Chau disagrees with council position on social gambling

Sean C. Morgan

T owner Frank Chau understands the City Council’s perspective on social gambling, but he believes the council’s fears have no foundation.

The City Council chose not to change its ordinance to allow social gambling at the request of Chau. The change would allow businesses to host social gambling events, but it is not permitted a cut nor use a house dealer. The businesses can sell food and drinks.

“I kind of suspected that they were going to be negative about it,” Chau said. The council was not open to new, innovative ideas to help the local economy.

“I understand in their perspective there’s fear of more increases in crime,” Chau said. “In actual reality, as a business person, my point of view is a little different.”

Fights and crime occur with poverty, Chau said. Lake Oswego’s upscale neighborhoods don’t deal with the same crime problem Sweet Home does.

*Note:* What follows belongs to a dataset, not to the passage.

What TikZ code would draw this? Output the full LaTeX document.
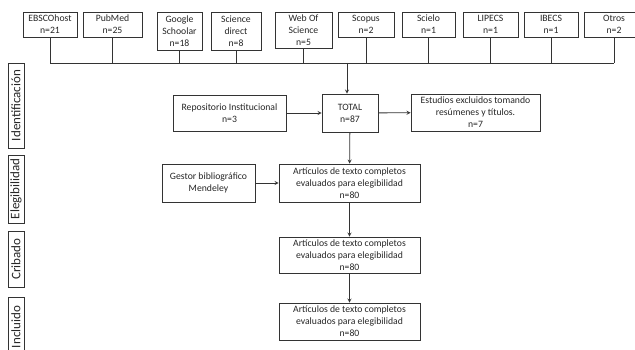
\documentclass[tikz,border=0pt]{standalone}
\usepackage{fontspec}
\setmainfont{Carlito}
\usetikzlibrary{arrows}

\colorlet{trazo}{black!80}

\tikzset{
  caja/.style={draw=trazo, text=black!85, line width=0.8pt, align=center, inner sep=1pt,
    font=\fontsize{9.7}{12}\selectfont},
  etapa/.style={caja, rotate=90, minimum height=16pt, font=\fontsize{13}{14}\selectfont},
  linea/.style={draw=trazo, line width=0.8pt},
  flecha/.style={linea, ->, >=stealth}
}

\begin{document}
\begin{tikzpicture}[x=1pt, y=-1pt]
\useasboundingbox (0,0) rectangle (635,350);

\node[caja, minimum width=54pt, minimum height=25pt] (ebsco) at (50,24.5) {EBSCOhost\\n=21};
\node[caja, minimum width=59pt, minimum height=25pt] (pubmed) at (112.5,24.5) {PubMed\\n=25};
\node[caja, minimum width=45pt, minimum height=38pt] (google) at (179.5,31) {Google\\Schoolar\\n=18};
\node[caja, minimum width=50pt, minimum height=38pt] (science) at (236,31) {Science\\direct\\n=8};
\node[caja, minimum width=57pt, minimum height=36pt] (wos) at (303.5,30) {Web Of\\Science\\n=5};
\node[caja, minimum width=56pt, minimum height=25pt] (scopus) at (366,24.5) {Scopus\\n=2};
\node[caja, minimum width=53pt, minimum height=25pt] (scielo) at (428.5,24.5) {Scielo\\n=1};
\node[caja, minimum width=55pt, minimum height=25pt] (lipecs) at (490.5,24.5) {LIPECS\\n=1};
\node[caja, minimum width=54pt, minimum height=25pt] (ibecs) at (551,24.5) {IBECS\\n=1};
\node[caja, minimum width=60pt, minimum height=25pt] (otros) at (614,24.5) {Otros\\n=2};

\coordinate (bus) at (347,63);

\node[caja, minimum width=56pt, minimum height=38pt] (total) at (350,113) {TOTAL\\n=87};
\node[caja, minimum width=113pt, minimum height=36pt] (repo) at (229.5,113) {Repositorio Institucional\\n=3};
\node[caja, minimum width=129pt, minimum height=37pt] (excl) at (475.5,112.5) {Estudios excluidos tomando\\res\'umenes y t\'itulos.\\n=7};
\node[caja, minimum width=141pt, minimum height=38pt] (art1) at (349.5,183) {Art\'iculos de texto completos\\evaluados para elegibilidad\\n=80};
\node[caja, minimum width=93pt, minimum height=38pt] (gestor) at (208.5,183) {Gestor bibliogr\'afico\\Mendeley};
\node[caja, minimum width=141pt, minimum height=36pt] (art2) at (349.5,255) {Art\'iculos de texto completos\\evaluados para elegibilidad\\n=80};
\node[caja, minimum width=141pt, minimum height=37pt] (art3) at (349.5,321.5) {Art\'iculos de texto completos\\evaluados para elegibilidad\\n=80};

\node[etapa, minimum width=85pt] (ident) at (16,105.5) {Identificaci\'on};
\node[etapa, minimum width=68pt] (eleg) at (16,189) {Elegibilidad};
\node[etapa, minimum width=56pt] (crib) at (16,259) {Cribado};
\node[etapa, minimum width=60pt] (incl) at (16,327) {Incluido};

\foreach \n in {ebsco,pubmed,google,science,wos,scopus,scielo,lipecs,ibecs,otros}
  \draw[linea] (\n.south) -- (\n.south |- bus);
\draw[linea] (ebsco.south |- bus) -- (otros.south |- bus);
\draw[flecha] (bus) -- (bus |- total.north);
\draw[flecha] (repo) -- (total);
\draw[flecha] (total) -- (excl);
\draw[flecha] (total) -- (art1);
\draw[flecha] (gestor) -- (art1);
\draw[flecha] (art1) -- (art2);
\draw[flecha] (art2) -- (art3);
\end{tikzpicture}
\end{document}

“Crime comes along with poverty not because of events like Texas Hold ‘Em poker tournaments,” Chau said. Two councilors wanted to give it a shot, limiting permits to one event at a time, to see if any incidents would occur as a result of allowing social gambling.

The council also said it was concerned about other businesses opening social gambling.

Chau points to Lebanon where the Pizza Factory holds poker tournaments.

No other establishments there have opened tables for gambling, and it has caused no problems for Lebanon.

Problems are caused by persons who are not at an establishment for the game, Chau said. Serious players don’t cause problems. They’re interested in the game.

Chau looks beyond selling food and beverages to players to make his profit.

“In order for me to make a profit is to draw people in from neighboring towns,” Chau said. He wants to draw participants from Salem, Eugene, Corvallis, Lebanon and Albany through a regional tournament for world-class poker. The tournaments would be overnighters and provide traffic to other businesses.

He envisions two tournaments a month, with buy in at $100 and some smaller tournaments with a $15 buy in.

“In the end, poker players want to compete at the world poker series,” Chau said.

He doesn’t believe that smaller tournaments at other venues would cause any of the problems the council is concerned about either, not if the business is run well and players are not over-served.

Chau and other businesses have incentive to avoid problems. They don’t want to lose their liquor licenses, state lottery machines or their businesses.

“The key issue is to think economy in Sweet Home because we don’t have much of an economy here,” Chau said. He has come up with an idea that the council has turned down. He asked what each councilor how he or she can help local small businesses.

Chau raised another concern.

“(Dick) Hill is a pastor of a church,” Chau said. Hill had a moral concern about legalizing gambling.

Making decisions based on religious morals sounds unfair to Chau. That should stay in the church.

“That’s why as a citizen of the United States, you have the freedom to choose,” Chau said. “If morality is your issue, you don’t have to participate.”

Hill’s approach is like setting standards for other lives, Chau said.

Further, Chau asked about bingo halls in churches and pool tournaments. Those are all the equivalent of his proposal.

“They don’t even want to give it a chance,” Chau said. If they did and issues came up, Chau would have no argument left, but “no shot? That’s negative.”

“What if I can make this a very, very big deal in Sweet Home,” Chau said. “Sweet Home gets noticed, and Sweet Home gets lots of tourists, like the Mud Flats or Jamboree, every week. What kind of benefit would that be for Sweet Home businesses?”

Lebanon has something going the right way, Chau said. It landed the Lowe’s distribution center. He thinks that’s probably because Lebanon is open to new ideas and willing to accept risk to improve the local economy.

Jim Bean said he could see no benefit to the community, so he could not support allowing social gambling.

In response, Chau said, he is a member of the community. He suggested that if he benefits, the community certainly does benefit, but “they don’t even care about the financial situation of Sweet Home.”

“All I really wanted was a fair judgment and a fair response from the local community,” Chau said. Holding a public hearing on the issue would be the best way to do that.

Jim Gourley said he heard from 55 persons about the issue, and 50 of them said they were opposed to social gambling.

Chau asked who these people were. If he were to ask around his state lottery machines, the result would come out lopsided in favor of social gambling.

“I have nothing against the City Council members,” Chau said. “I just want them to be fair. Sometimes everybody gets used to doing stuff for so long, it’s hard to make changes. I just want them to open their minds and maybe give it a shot. That’s all I ask.”